## Start DATA SECTION

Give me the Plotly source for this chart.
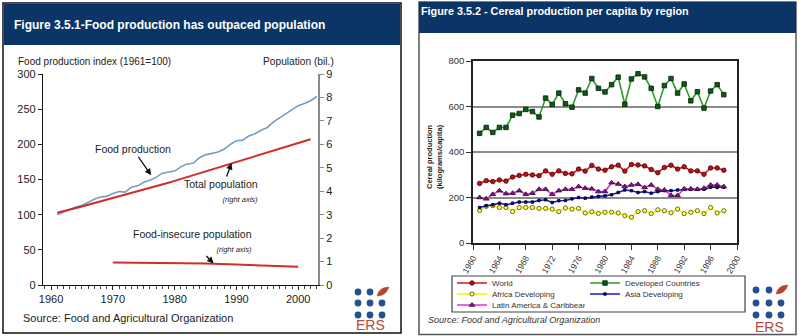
import plotly.graph_objects as go

W, H = 812, 336
def px(x): return x / W
def py(y): return 1 - y / H

FONT = "Arial, 'Liberation Sans', sans-serif"
NAVY = "#0b3567"

# ---------------- Left chart data ----------------
food_years = list(range(1961, 2004))
food_index = [100, 104, 107, 111, 113, 118, 122, 125, 126, 130,
              133, 132, 139, 141, 146, 149, 153, 159, 160, 162,
              168, 172, 173, 181, 185, 187, 189, 193, 200, 205,
              206, 212, 215, 220, 224, 232, 238, 243, 250, 255,
              258, 262, 268]
pop_years = list(range(1961, 2003))
pop_total = [3.08, 3.14, 3.21, 3.28, 3.35, 3.42, 3.49, 3.56, 3.63, 3.70,
             3.78, 3.85, 3.92, 4.00, 4.07, 4.14, 4.21, 4.28, 4.36, 4.44,
             4.52, 4.60, 4.68, 4.76, 4.84, 4.92, 5.01, 5.10, 5.18, 5.27,
             5.35, 5.43, 5.51, 5.59, 5.67, 5.75, 5.83, 5.91, 5.99, 6.07,
             6.15, 6.22]
insecure_years = [1970, 1975, 1980, 1985, 1990, 1995, 2000]
insecure_pop = [0.96, 0.95, 0.95, 0.92, 0.87, 0.81, 0.78]
left_xticks = [1960, 1970, 1980, 1990, 2000]

# ---------------- Right chart data ----------------
cereal_years = list(range(1961, 1999))
world = [262, 274, 270, 277, 272, 290, 297, 302, 299, 296,
         317, 302, 317, 306, 304, 325, 316, 341, 325,
         320, 335, 342, 316, 345, 343, 339, 323, 309, 332,
         342, 325, 335, 317, 317, 302, 330, 330, 320]
developed = [482, 508, 486, 508, 508, 562, 569, 587, 578, 554,
             637, 609, 659, 612, 597, 673, 659, 723, 680,
             664, 696, 729, 610, 721, 744, 730, 680, 600, 692,
             723, 659, 699, 625, 665, 593, 668, 696, 652]
africa = [143, 161, 164, 156, 156, 138, 156, 156, 156, 152,
          152, 149, 138, 154, 149, 152, 132, 137, 130,
          135, 135, 132, 120, 113, 138, 142, 129, 146, 142,
          133, 149, 129, 135, 142, 129, 156, 132, 142]
asia = [156, 164, 168, 175, 168, 175, 180, 180, 180, 187,
        190, 178, 186, 187, 194, 200, 197, 202, 205,
        207, 212, 222, 233, 230, 222, 226, 219, 226, 230,
        230, 233, 236, 236, 236, 236, 245, 244, 245]
latin = [200, 194, 214, 230, 217, 219, 230, 214, 219, 236,
         236, 214, 230, 236, 236, 248, 241, 238, 226,
         226, 265, 259, 248, 255, 258, 244, 255, 236, 233,
         209, 209, 238, 238, 236, 241, 255, 255, 248]

fig = go.Figure()

# Left chart traces
fig.add_trace(go.Scatter(x=food_years, y=food_index, mode="lines",
                         line=dict(color="#749dbf", width=1.6),
                         xaxis="x", yaxis="y", showlegend=False))
fig.add_trace(go.Scatter(x=pop_years, y=pop_total, mode="lines",
                         line=dict(color="#d42a2a", width=2),
                         xaxis="x", yaxis="y2", showlegend=False))
fig.add_trace(go.Scatter(x=insecure_years, y=insecure_pop, mode="lines",
                         line=dict(color="#d42a2a", width=2),
                         xaxis="x", yaxis="y2", showlegend=False))

# Right chart traces
def series(name, y, lcolor, lwidth, symbol, msize, mcolor, medge, legend):
    fig.add_trace(go.Scatter(
        x=cereal_years, y=y, name=name, mode="lines+markers",
        line=dict(color=lcolor, width=lwidth),
        marker=dict(symbol=symbol, size=msize, color=mcolor,
                    line=dict(color=medge, width=0.8)),
        xaxis="x3", yaxis="y3", legend=legend))

series("World", world, "#d01a1a", 1.6, "circle", 4.5, "#b8121a", "#4a0000", "legend")
series("Developed Countries", developed, "#2c9a2c", 1.6, "square", 4.5, "#0f5a1a", "#002200", "legend")
series("Africa Developing", africa, "#f2f200", 1.4, "circle", 4.2, "#ffff50", "#4a4a00", "legend2")
series("Asia Developing", asia, "#1a1acc", 1.6, "square", 2.5, "#101060", "#000030", "legend2")
series("Latin America & Caribbean", latin, "#e030e0", 1.6, "triangle-up", 5, "#7a1f7a", "#300030", "legend3")

# ---------------- shapes ----------------
shapes = []
shapes.append(dict(type="rect", xref="paper", yref="paper",
                   x0=px(3), x1=px(401), y0=py(333), y1=py(3),
                   line=dict(color="#111", width=1.5), fillcolor="rgba(0,0,0,0)", layer="below"))
shapes.append(dict(type="rect", xref="paper", yref="paper",
                   x0=px(4), x1=px(400), y0=py(45), y1=py(4),
                   line=dict(width=0), fillcolor=NAVY, layer="below"))
shapes.append(dict(type="rect", xref="paper", yref="paper",
                   x0=px(419), x1=px(796), y0=py(334.5), y1=py(2),
                   line=dict(color="#555", width=1.5), fillcolor="rgba(0,0,0,0)", layer="below"))
shapes.append(dict(type="rect", xref="paper", yref="paper",
                   x0=px(419), x1=px(796), y0=py(33), y1=py(2),
                   line=dict(width=0), fillcolor=NAVY, layer="below"))
shapes.append(dict(type="rect", xref="paper", yref="paper",
                   x0=px(452), x1=px(745), y0=py(312), y1=py(276),
                   line=dict(color="#444", width=1.2), fillcolor="rgba(0,0,0,0)", layer="below"))

def logo(cols, rows):
    r = 3.4
    for j, yy in enumerate(rows):
        for i, xx in enumerate(cols):
            if i == 2 and j == 0:
                x0, y0 = xx - 5, yy + 4
                x1, y1 = xx + 7, yy - 5
                path = (f"M {px(x0)},{py(y0)} Q {px(xx - 3)},{py(yy - 5)} {px(x1)},{py(y1)} "
                        f"Q {px(xx + 4)},{py(yy + 4)} {px(x0)},{py(y0)} Z")
                shapes.append(dict(type="path", xref="paper", yref="paper", path=path,
                                   fillcolor="#b6452f", line=dict(color="#b6452f", width=0.5)))
            else:
                shapes.append(dict(type="circle", xref="paper", yref="paper",
                                   x0=px(xx - r), x1=px(xx + r), y0=py(yy + r), y1=py(yy - r),
                                   fillcolor="#24508f", line=dict(width=0)))

logo([358, 370, 382], [292, 303, 315])
logo([756, 769, 781], [290, 303, 315])

# ---------------- annotations ----------------
ann = []
ann.append(dict(text="<b>Figure 3.5.1-Food production has outpaced population</b>",
                x=px(12), y=py(25), xref="paper", yref="paper", xanchor="left", yanchor="middle",
                showarrow=False, font=dict(family=FONT, size=12, color="white")))
ann.append(dict(text="<b>Figure 3.5.2 - Cereal production per capita by region</b>",
                x=px(419), y=py(11), xref="paper", yref="paper", xanchor="left", yanchor="middle",
                showarrow=False, font=dict(family=FONT, size=10.8, color="white")))
ann.append(dict(text="Food production index (1961=100)",
                x=px(16), y=py(61), xref="paper", yref="paper", xanchor="left", yanchor="middle",
                showarrow=False, font=dict(family=FONT, size=10, color="#222")))
ann.append(dict(text="Population (bil.)",
                x=px(261), y=py(61), xref="paper", yref="paper", xanchor="left", yanchor="middle",
                showarrow=False, font=dict(family=FONT, size=10.2, color="#222")))
arrow_kw = dict(showarrow=True, arrowhead=2, arrowsize=1, arrowwidth=1.3,
                arrowcolor="#111", standoff=0)
ann.append(dict(text="Food production", x=1976.2, y=156, xref="x", yref="y",
                ax=-18, ay=-26, font=dict(family=FONT, size=10.5, color="#222"), **arrow_kw))
ann.append(dict(text="Total population<br><span style='font-size:7.5px'><i>(right axis)</i></span>",
                align="right", x=1989.2, y=5.2, xref="x", yref="y2",
                ax=-10, ay=28, font=dict(family=FONT, size=10.5, color="#222"), **arrow_kw))
ann.append(dict(text="Food-insecure population<br><span style='font-size:7.5px'><i>(right axis)</i></span>",
                align="right", x=1986.3, y=0.92, xref="x", yref="y2",
                ax=-21, ay=-22, font=dict(family=FONT, size=10.5, color="#222"), **arrow_kw))
ann.append(dict(text="Source: Food and Agricultural Organization",
                x=px(21), y=py(318), xref="paper", yref="paper", xanchor="left", yanchor="middle",
                showarrow=False, font=dict(family=FONT, size=11, color="#222")))
ann.append(dict(text="<b>Cereal production<br>(kilograms/capita)</b>",
                x=px(434), y=py(156), xref="paper", yref="paper", xanchor="center", yanchor="middle",
                textangle=-90, showarrow=False, font=dict(family=FONT, size=7.5, color="#222")))
ann.append(dict(text="<i>Source: Food and Agricultural Organization</i>",
                x=px(426), y=py(320), xref="paper", yref="paper", xanchor="left", yanchor="middle",
                showarrow=False, font=dict(family=FONT, size=9, color="#333")))
for cx, cy in [(370, 325), (769, 327)]:
    ann.append(dict(text="ERS", x=px(cx), y=py(cy), xref="paper", yref="paper",
                    xanchor="center", yanchor="middle", showarrow=False,
                    font=dict(family=FONT, size=14, color="#b5483b")))

legend_common = dict(orientation="h", xanchor="left", yanchor="middle",
                     xref="container", yref="container",
                     entrywidth=88, entrywidthmode="pixels", itemwidth=30,
                     bgcolor="rgba(0,0,0,0)", borderwidth=0,
                     font=dict(family=FONT, size=8, color="#333"))

fig.update_layout(
    width=W, height=H, autosize=False,
    margin=dict(l=0, r=0, t=0, b=0, pad=0, autoexpand=False),
    paper_bgcolor="white", plot_bgcolor="white",
    font=dict(family=FONT),
    shapes=shapes, annotations=ann,
    legend=dict(x=px(452), y=py(283), **legend_common),
    legend2=dict(x=px(452), y=py(294), **legend_common),
    legend3=dict(x=px(452), y=py(305), **legend_common),
    xaxis=dict(domain=[px(43), px(318)], range=[1958.7, 2003.2], anchor="y", automargin=False,
               tickvals=left_xticks, ticks="outside", ticklen=4, tickcolor="#222",
               minor=dict(dtick=1, tick0=1960, ticks="outside", ticklen=3, tickcolor="#444", showgrid=False),
               showline=True, linecolor="#111", linewidth=1.2, showgrid=False, zeroline=False,
               tickfont=dict(family=FONT, size=11, color="#222")),
    yaxis=dict(domain=[py(285), py(74)], range=[0, 300], dtick=50, anchor="x", automargin=False,
               ticks="outside", ticklen=4, tickcolor="#222",
               showline=True, linecolor="#111", linewidth=1.2, showgrid=False, zeroline=False,
               tickfont=dict(family=FONT, size=11, color="#222")),
    yaxis2=dict(overlaying="y", side="right", anchor="x", range=[0, 9], dtick=1, automargin=False,
                ticks="outside", ticklen=4, tickcolor="#888",
                showline=True, linecolor="#8a8a8a", linewidth=2.2, showgrid=False, zeroline=False,
                tickfont=dict(family=FONT, size=11, color="#222")),
    xaxis3=dict(domain=[px(473), px(737)], range=[1960, 2000], anchor="y3", automargin=False,
                dtick=4, tick0=1960, tickangle=-60, ticks="outside", ticklen=5, tickcolor="#333",
                showline=True, linecolor="#222", linewidth=1.5, mirror=True,
                showgrid=False, zeroline=False,
                tickfont=dict(family=FONT, size=8.5, color="#333")),
    yaxis3=dict(domain=[py(243), py(61)], range=[0, 800], dtick=200, anchor="x3", automargin=False,
                ticks="outside", ticklen=5, tickcolor="#333",
                showline=True, linecolor="#222", linewidth=1.5, mirror=True,
                showgrid=True, gridcolor="#8c8c8c", gridwidth=1.5, zeroline=False,
                tickfont=dict(family=FONT, size=9.5, color="#333")),
)

fig.write_html("out.html")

## End DATA SECTION

AIM OF THE EXERCISE => Exactly restate the lines from the beginning of the data through the line with "left_xticks = [1960, 1970, 1980, 1990, 2000]", and no others, keeping pictures out.

WRITTEN SOLUTION =>
Give me the Plotly source for this chart.
import plotly.graph_objects as go

W, H = 812, 336
def px(x): return x / W
def py(y): return 1 - y / H

FONT = "Arial, 'Liberation Sans', sans-serif"
NAVY = "#0b3567"

# ---------------- Left chart data ----------------
food_years = list(range(1961, 2004))
food_index = [100, 104, 107, 111, 113, 118, 122, 125, 126, 130,
              133, 132, 139, 141, 146, 149, 153, 159, 160, 162,
              168, 172, 173, 181, 185, 187, 189, 193, 200, 205,
              206, 212, 215, 220, 224, 232, 238, 243, 250, 255,
              258, 262, 268]
pop_years = list(range(1961, 2003))
pop_total = [3.08, 3.14, 3.21, 3.28, 3.35, 3.42, 3.49, 3.56, 3.63, 3.70,
             3.78, 3.85, 3.92, 4.00, 4.07, 4.14, 4.21, 4.28, 4.36, 4.44,
             4.52, 4.60, 4.68, 4.76, 4.84, 4.92, 5.01, 5.10, 5.18, 5.27,
             5.35, 5.43, 5.51, 5.59, 5.67, 5.75, 5.83, 5.91, 5.99, 6.07,
             6.15, 6.22]
insecure_years = [1970, 1975, 1980, 1985, 1990, 1995, 2000]
insecure_pop = [0.96, 0.95, 0.95, 0.92, 0.87, 0.81, 0.78]
left_xticks = [1960, 1970, 1980, 1990, 2000]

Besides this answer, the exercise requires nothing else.